[Start of Record list]
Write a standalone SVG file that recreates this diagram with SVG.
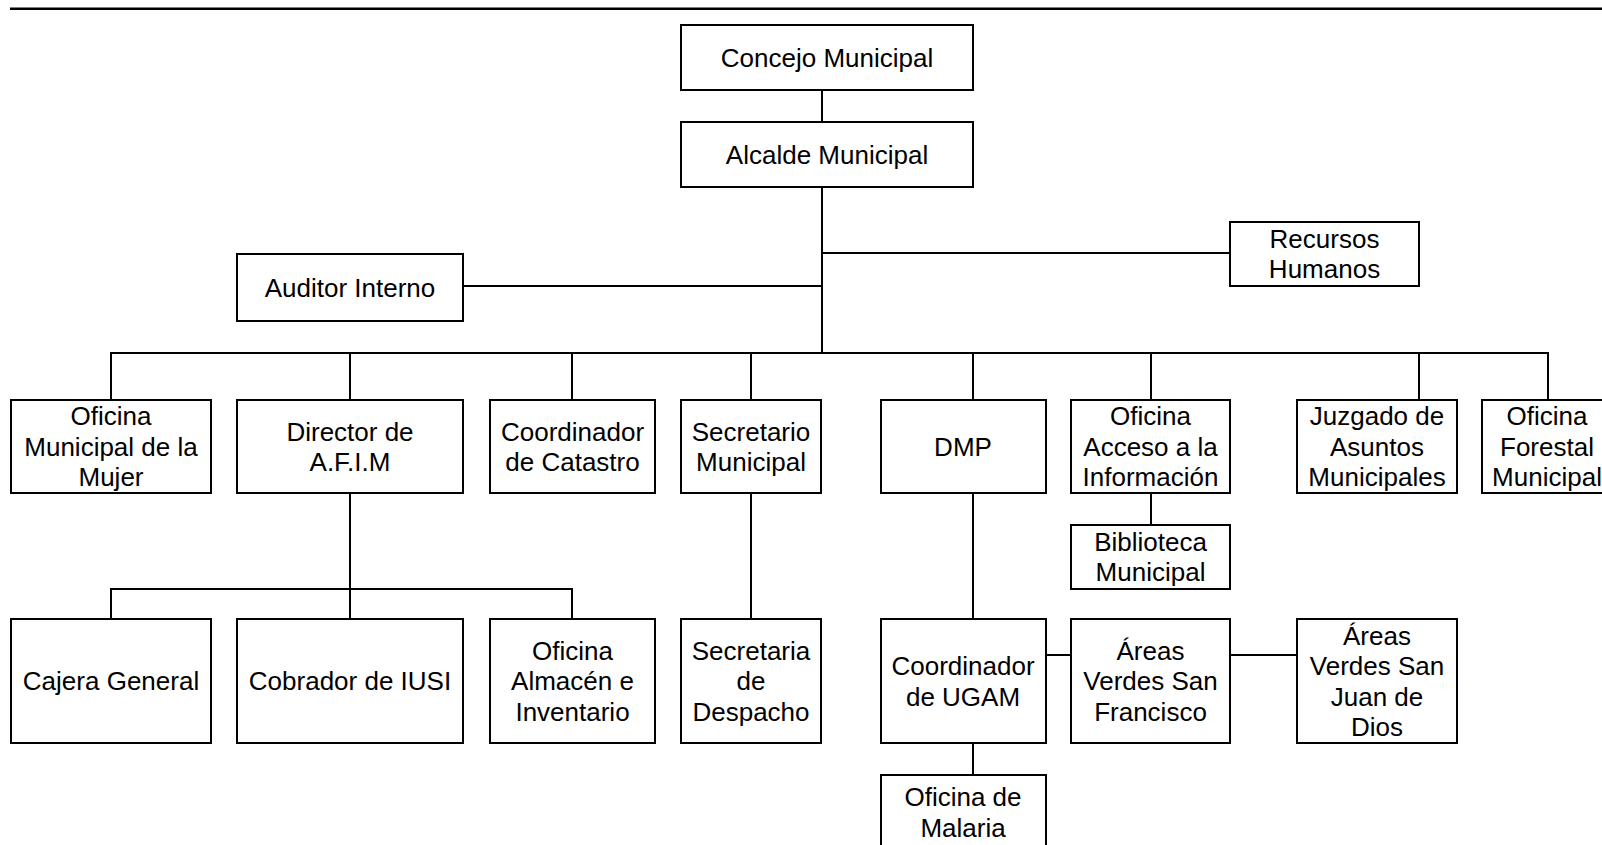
[End of Record list]
[Start of Record list]
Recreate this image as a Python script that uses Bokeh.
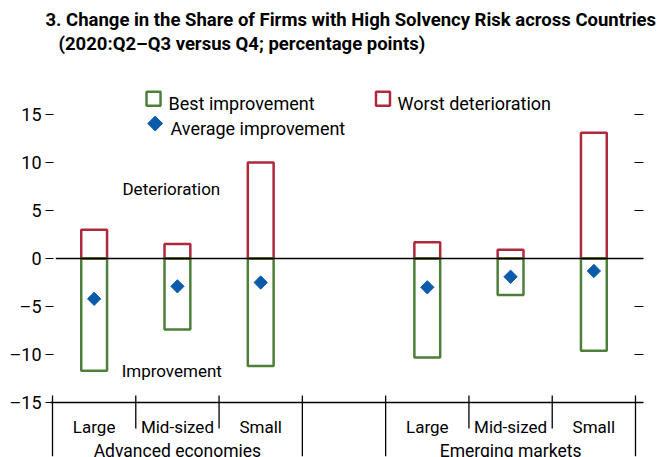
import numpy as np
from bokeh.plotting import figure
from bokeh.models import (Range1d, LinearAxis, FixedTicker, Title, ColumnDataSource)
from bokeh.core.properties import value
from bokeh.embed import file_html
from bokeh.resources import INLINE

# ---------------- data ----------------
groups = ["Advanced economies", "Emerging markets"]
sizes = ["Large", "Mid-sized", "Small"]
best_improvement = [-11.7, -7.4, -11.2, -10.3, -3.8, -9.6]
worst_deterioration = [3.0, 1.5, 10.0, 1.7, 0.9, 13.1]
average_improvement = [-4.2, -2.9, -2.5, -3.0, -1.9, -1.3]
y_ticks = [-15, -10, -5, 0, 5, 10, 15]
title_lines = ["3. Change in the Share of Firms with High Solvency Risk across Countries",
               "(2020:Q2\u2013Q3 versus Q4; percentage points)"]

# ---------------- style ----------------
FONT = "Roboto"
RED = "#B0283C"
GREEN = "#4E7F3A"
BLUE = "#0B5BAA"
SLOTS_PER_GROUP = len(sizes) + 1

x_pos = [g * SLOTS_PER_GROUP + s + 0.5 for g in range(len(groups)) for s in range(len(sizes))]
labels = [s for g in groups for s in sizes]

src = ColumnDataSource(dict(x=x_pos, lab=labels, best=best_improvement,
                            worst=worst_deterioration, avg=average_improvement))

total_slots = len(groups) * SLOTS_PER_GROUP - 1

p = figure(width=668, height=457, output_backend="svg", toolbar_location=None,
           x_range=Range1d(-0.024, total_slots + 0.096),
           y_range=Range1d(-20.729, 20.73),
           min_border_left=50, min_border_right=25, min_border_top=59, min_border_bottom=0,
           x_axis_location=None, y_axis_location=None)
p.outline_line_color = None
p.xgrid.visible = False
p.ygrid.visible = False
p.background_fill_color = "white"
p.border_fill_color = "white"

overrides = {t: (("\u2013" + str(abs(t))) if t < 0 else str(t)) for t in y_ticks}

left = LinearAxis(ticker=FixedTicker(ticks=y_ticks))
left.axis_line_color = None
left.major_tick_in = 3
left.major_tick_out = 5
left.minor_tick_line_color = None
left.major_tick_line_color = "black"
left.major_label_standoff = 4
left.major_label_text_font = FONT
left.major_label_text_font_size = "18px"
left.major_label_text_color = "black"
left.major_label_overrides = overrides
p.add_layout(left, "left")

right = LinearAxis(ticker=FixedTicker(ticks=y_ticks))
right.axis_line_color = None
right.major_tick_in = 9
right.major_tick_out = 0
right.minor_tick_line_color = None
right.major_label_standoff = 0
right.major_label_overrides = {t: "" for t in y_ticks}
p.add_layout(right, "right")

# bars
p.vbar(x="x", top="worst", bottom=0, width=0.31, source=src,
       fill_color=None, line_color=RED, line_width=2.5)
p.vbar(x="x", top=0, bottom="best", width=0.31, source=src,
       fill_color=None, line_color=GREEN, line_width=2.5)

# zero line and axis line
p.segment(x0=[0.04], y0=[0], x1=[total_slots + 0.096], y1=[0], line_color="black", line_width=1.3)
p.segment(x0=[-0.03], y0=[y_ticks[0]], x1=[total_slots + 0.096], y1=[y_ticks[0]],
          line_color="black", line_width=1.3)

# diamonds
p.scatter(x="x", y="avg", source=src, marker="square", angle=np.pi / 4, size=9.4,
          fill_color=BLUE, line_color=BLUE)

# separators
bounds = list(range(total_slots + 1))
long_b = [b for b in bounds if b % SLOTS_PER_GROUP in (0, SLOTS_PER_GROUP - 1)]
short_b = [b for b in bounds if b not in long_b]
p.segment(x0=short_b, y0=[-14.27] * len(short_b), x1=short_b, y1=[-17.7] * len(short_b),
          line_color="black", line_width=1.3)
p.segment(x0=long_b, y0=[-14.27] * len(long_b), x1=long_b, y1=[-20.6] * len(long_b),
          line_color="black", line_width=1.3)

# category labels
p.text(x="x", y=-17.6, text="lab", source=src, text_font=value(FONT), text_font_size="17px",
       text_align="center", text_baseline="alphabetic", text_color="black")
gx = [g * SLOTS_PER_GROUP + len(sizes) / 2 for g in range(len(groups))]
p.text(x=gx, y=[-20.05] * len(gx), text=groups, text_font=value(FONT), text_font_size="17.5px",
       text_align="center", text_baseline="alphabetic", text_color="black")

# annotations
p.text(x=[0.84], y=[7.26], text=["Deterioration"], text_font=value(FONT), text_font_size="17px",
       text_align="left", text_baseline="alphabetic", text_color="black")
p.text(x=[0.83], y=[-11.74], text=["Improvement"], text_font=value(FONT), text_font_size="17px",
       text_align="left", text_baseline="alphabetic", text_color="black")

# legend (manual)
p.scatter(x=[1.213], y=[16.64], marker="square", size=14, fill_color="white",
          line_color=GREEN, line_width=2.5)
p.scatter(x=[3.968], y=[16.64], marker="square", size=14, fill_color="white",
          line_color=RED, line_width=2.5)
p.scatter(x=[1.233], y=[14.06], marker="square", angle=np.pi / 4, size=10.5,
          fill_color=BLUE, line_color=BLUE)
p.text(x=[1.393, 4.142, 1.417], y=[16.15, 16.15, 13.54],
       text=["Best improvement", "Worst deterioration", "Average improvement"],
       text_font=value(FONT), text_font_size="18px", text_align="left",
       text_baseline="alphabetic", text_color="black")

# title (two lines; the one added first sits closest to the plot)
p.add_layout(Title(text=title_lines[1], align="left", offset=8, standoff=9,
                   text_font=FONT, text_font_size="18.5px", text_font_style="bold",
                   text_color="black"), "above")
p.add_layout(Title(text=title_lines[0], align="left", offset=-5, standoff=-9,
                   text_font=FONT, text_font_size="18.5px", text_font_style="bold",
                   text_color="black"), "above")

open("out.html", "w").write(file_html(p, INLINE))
[End of Record list]
[Start of Record list]
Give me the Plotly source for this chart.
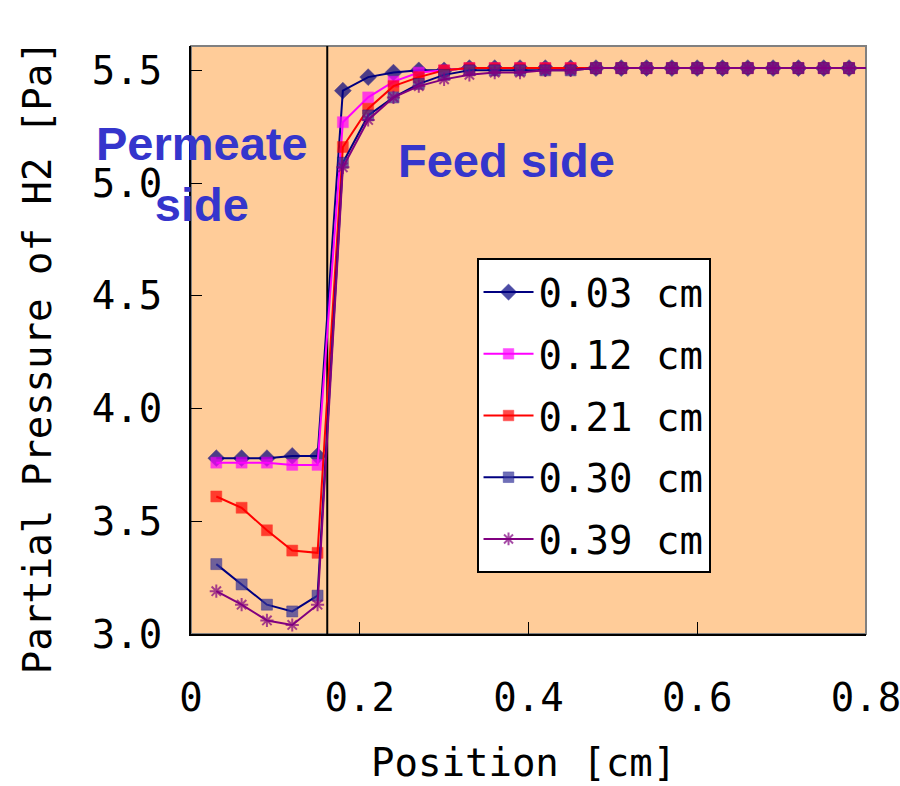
[End of Record list]
• [Task objective]
Return exactly the lines from the one with "Recreate this image" to the one with "versus Q4; percentage", inclusive, and nothing else; skip the pictures.

• [Task solution]
Recreate this image as a Python script that uses Bokeh.
import numpy as np
from bokeh.plotting import figure
from bokeh.models import (Range1d, LinearAxis, FixedTicker, Title, ColumnDataSource)
from bokeh.core.properties import value
from bokeh.embed import file_html
from bokeh.resources import INLINE

# ---------------- data ----------------
groups = ["Advanced economies", "Emerging markets"]
sizes = ["Large", "Mid-sized", "Small"]
best_improvement = [-11.7, -7.4, -11.2, -10.3, -3.8, -9.6]
worst_deterioration = [3.0, 1.5, 10.0, 1.7, 0.9, 13.1]
average_improvement = [-4.2, -2.9, -2.5, -3.0, -1.9, -1.3]
y_ticks = [-15, -10, -5, 0, 5, 10, 15]
title_lines = ["3. Change in the Share of Firms with High Solvency Risk across Countries",
               "(2020:Q2\u2013Q3 versus Q4; percentage points)"]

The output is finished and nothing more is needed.